In his keynote address, Dr Abdulla Al Karam, director-general of the Knowledge and Human Development Authority, which regulates schools in Dubai, said change is also being driven by top global companies that have “removed academic qualifications from their entry criteria for graduates … saying that university degrees are no longer necessary”.

“They’ve done this because they can see that the type of graduates our education systems are producing are not always the type of graduates they need. These companies are looking for something different.
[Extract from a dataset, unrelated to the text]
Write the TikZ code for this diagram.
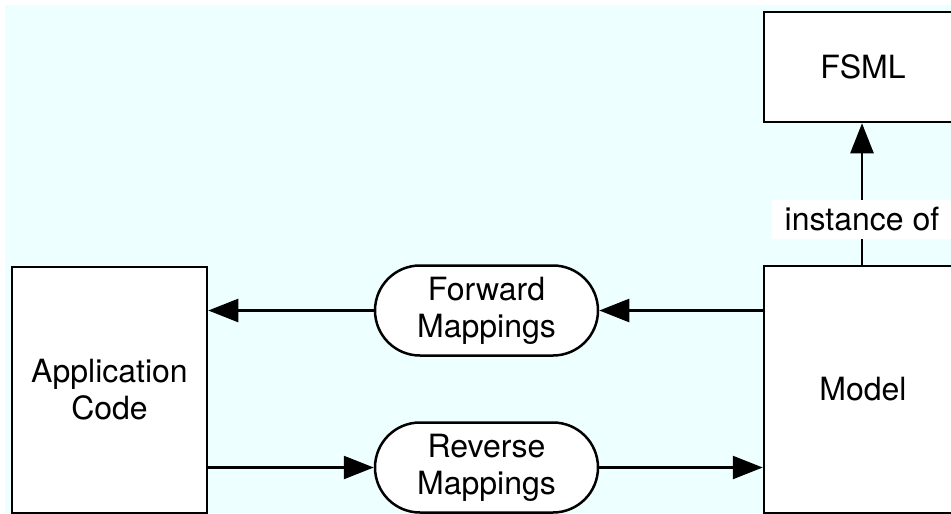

If these big companies are doing this, you can be pretty sure that the smaller ones will follow,” Dr Al Karam said.

“Forward-looking companies … are looking for people who cannot be replaced by robots — people who have attributes that are distinctly human — attributes like empathy, like creativity, like positivity … What are we placing more importance on — the attributes that make us human, or the knowledge that makes us robots?”

End of an era?

Dubai is well-placed to lend importance to the right mix of attributes and knowledge, owing to its unique mix of schools and demographics, Kalthoom Al Baloushi, KHDA’s executive director of education development, said during her summit workshop.

There are 194 private schools in Dubai, teaching 17 different curricula to 300,000 students who come from 200 nationalities.

To rise above “vanilla or classical” schools, many schools are innovating their curriculum, rather than being distinctly British or Indian, for example, Al Baloushi added.

“The new kind of schools are focusing on well-being and happiness of students … The era of ‘one size fits all’ is gone,” she said.

10X factor

Al Baloushi pointed towards programmes such as 10X, led by the Dubai government, where the private sector, including schools, are incentivised to “come up with ideas never done before”.

“We need that 10X factor in our schools. Maybe that could mean robots in the classroom, or no assessment or no set curriculum.”

Artificial Intelligence counsellors in schools?

A new trend is seeing Artificial Intelligence (AI) analyse cognitive test results of students to create a profile of their academic strengths and aptitude for certain careers, an exhibitor at the World Education Summit in Dubai said on Sunday.

Ajay Pathak, CEO of Dubai-based Footprint Solutions, said its GLOW App, which is in beta test phase with a number of UAE schools, uses results from students’ school test scores and the app’s own test results to compare the outcomes against students of similar demographics and scores around the world, to map the student’s strengths and weakness.

For example, a student’s school tests for maths may be high, but he or she may not be best suited for engineering because of low performance in the cognitive test assessing their application of knowledge in real-life problem solving scenarios, Pathak said.

The AI system of the app creates a profile of the student, highlighting the strengths and weaknesses in academics, as well as suitable and unsuitable career choices.

“A lot of school education systems are still based on rote memorising — you really don’t learn about your strength areas that way. Students will not run after degrees in the near future, they will learn what they like to learn, and learn the skills sets they need for the future. And AI, like this app, will grow exponentially — explode — in the next three to four years in schools,” he added.